→ **PROMPT**: Give the count of lines in the data that include "this", with no other words.

═══ DATASET RECORDS

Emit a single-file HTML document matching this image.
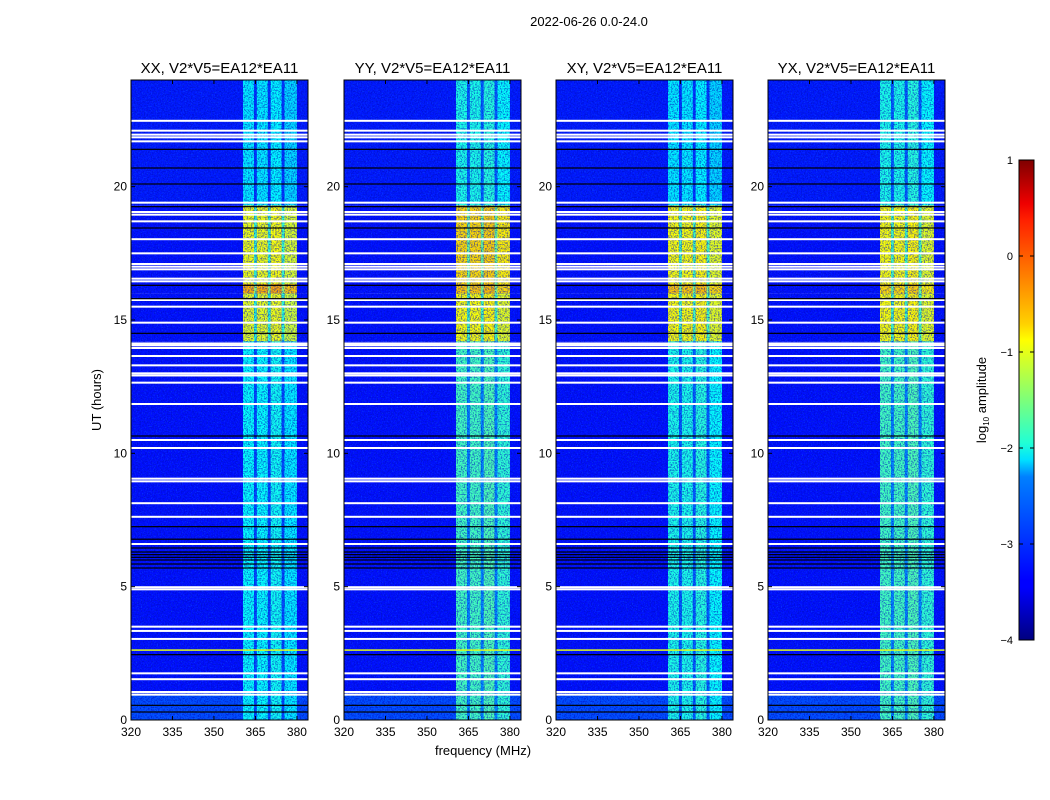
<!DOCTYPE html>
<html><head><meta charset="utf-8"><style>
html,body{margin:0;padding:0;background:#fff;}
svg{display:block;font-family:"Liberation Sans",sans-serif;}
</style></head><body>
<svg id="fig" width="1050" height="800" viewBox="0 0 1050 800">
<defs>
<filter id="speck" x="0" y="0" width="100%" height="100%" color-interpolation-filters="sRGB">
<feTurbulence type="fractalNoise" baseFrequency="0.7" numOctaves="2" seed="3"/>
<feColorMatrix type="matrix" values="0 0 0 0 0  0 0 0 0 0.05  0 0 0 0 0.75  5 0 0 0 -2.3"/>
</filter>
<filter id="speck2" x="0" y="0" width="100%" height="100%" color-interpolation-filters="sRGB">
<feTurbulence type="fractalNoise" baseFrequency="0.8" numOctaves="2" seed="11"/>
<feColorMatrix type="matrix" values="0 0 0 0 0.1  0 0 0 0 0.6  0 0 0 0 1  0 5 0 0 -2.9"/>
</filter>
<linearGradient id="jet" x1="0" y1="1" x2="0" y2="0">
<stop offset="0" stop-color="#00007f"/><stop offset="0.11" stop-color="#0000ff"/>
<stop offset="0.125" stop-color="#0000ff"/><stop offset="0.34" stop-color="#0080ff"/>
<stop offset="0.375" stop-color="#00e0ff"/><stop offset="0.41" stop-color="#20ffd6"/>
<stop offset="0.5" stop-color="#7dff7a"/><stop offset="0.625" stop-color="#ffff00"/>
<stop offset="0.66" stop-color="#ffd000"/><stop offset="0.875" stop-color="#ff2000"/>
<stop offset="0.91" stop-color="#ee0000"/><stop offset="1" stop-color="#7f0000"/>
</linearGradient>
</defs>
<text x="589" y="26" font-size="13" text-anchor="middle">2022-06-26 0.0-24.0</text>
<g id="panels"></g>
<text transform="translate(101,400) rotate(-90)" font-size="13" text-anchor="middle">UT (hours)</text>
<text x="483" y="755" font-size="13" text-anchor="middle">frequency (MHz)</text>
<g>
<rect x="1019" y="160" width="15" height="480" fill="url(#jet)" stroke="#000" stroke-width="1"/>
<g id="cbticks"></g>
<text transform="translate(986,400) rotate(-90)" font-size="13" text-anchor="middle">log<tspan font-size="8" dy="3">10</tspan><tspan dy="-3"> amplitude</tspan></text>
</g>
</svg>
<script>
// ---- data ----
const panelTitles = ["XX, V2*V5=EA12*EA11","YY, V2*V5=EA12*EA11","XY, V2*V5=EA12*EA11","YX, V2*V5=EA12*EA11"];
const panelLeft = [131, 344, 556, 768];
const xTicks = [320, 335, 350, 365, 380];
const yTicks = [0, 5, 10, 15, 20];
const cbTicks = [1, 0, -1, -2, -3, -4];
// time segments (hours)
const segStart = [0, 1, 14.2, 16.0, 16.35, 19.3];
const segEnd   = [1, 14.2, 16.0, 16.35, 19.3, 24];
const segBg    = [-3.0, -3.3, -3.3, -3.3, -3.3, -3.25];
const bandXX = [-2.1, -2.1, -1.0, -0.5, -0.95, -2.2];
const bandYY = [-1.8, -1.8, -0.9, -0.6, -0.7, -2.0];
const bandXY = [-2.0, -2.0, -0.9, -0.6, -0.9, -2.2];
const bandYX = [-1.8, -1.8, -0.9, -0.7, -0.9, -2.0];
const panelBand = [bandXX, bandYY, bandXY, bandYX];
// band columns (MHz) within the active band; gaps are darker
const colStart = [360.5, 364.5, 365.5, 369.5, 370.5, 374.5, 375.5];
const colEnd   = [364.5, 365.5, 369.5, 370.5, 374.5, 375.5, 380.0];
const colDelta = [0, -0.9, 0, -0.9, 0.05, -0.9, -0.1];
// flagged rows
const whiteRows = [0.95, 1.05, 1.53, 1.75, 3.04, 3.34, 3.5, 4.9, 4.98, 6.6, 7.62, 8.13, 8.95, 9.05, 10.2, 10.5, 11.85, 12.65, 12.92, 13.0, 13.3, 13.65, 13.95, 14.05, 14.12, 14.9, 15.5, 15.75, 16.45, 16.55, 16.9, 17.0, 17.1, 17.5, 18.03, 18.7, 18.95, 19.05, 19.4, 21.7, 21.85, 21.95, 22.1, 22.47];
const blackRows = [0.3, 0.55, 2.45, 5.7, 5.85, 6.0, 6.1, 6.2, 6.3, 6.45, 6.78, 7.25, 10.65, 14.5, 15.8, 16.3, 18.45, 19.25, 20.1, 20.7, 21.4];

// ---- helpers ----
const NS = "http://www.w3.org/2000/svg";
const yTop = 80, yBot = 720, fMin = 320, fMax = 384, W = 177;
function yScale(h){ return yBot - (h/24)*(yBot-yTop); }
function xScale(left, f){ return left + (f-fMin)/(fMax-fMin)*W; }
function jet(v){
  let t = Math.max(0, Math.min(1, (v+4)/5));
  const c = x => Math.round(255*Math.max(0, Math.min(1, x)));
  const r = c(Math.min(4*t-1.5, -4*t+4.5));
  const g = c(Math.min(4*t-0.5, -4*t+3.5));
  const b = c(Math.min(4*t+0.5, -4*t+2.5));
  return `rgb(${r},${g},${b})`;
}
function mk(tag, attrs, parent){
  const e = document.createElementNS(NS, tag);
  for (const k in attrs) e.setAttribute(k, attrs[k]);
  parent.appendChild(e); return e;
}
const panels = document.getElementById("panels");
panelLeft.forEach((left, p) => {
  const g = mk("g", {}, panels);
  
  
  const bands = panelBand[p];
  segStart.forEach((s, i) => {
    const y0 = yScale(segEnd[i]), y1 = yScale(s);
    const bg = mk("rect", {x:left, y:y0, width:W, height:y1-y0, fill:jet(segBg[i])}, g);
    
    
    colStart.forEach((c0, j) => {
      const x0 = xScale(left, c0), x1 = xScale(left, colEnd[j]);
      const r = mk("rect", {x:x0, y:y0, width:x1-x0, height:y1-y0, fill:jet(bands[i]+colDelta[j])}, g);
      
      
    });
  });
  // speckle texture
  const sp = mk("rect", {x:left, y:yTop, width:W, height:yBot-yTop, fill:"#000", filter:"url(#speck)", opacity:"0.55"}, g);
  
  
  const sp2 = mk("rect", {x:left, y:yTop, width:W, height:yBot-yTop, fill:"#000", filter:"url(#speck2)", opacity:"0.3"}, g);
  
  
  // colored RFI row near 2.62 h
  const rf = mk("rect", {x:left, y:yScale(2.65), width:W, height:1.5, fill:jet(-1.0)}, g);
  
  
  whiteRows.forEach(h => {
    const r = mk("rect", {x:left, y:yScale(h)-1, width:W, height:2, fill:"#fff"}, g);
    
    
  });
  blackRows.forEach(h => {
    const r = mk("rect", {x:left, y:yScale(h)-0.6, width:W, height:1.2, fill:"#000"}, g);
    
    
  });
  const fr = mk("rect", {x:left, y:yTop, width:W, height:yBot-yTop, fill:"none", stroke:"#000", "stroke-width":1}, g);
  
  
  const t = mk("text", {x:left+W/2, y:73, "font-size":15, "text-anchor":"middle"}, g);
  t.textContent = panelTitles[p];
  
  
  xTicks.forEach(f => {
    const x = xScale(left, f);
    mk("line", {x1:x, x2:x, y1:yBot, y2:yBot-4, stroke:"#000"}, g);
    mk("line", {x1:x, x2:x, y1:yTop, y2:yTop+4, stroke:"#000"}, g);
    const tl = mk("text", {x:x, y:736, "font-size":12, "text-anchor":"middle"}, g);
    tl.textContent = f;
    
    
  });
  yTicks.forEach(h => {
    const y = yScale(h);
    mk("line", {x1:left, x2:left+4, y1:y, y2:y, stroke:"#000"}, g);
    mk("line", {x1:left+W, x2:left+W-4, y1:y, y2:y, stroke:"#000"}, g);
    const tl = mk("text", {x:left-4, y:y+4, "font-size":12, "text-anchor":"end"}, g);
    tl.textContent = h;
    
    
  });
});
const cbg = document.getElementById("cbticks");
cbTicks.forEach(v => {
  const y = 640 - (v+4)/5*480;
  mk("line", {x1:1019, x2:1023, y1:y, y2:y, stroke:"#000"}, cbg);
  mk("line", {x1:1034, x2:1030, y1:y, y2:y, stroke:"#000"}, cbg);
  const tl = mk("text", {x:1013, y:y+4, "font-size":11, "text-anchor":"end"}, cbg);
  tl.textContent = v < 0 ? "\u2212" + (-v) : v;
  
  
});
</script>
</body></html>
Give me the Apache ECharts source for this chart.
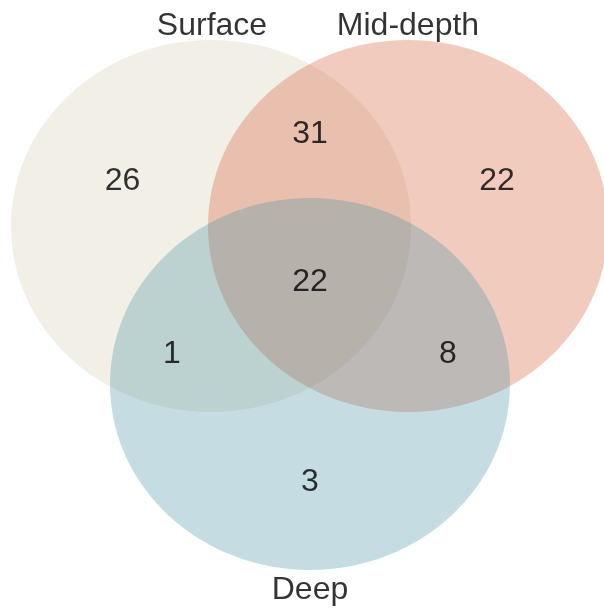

══════

→ **FINAL RESULT**: 2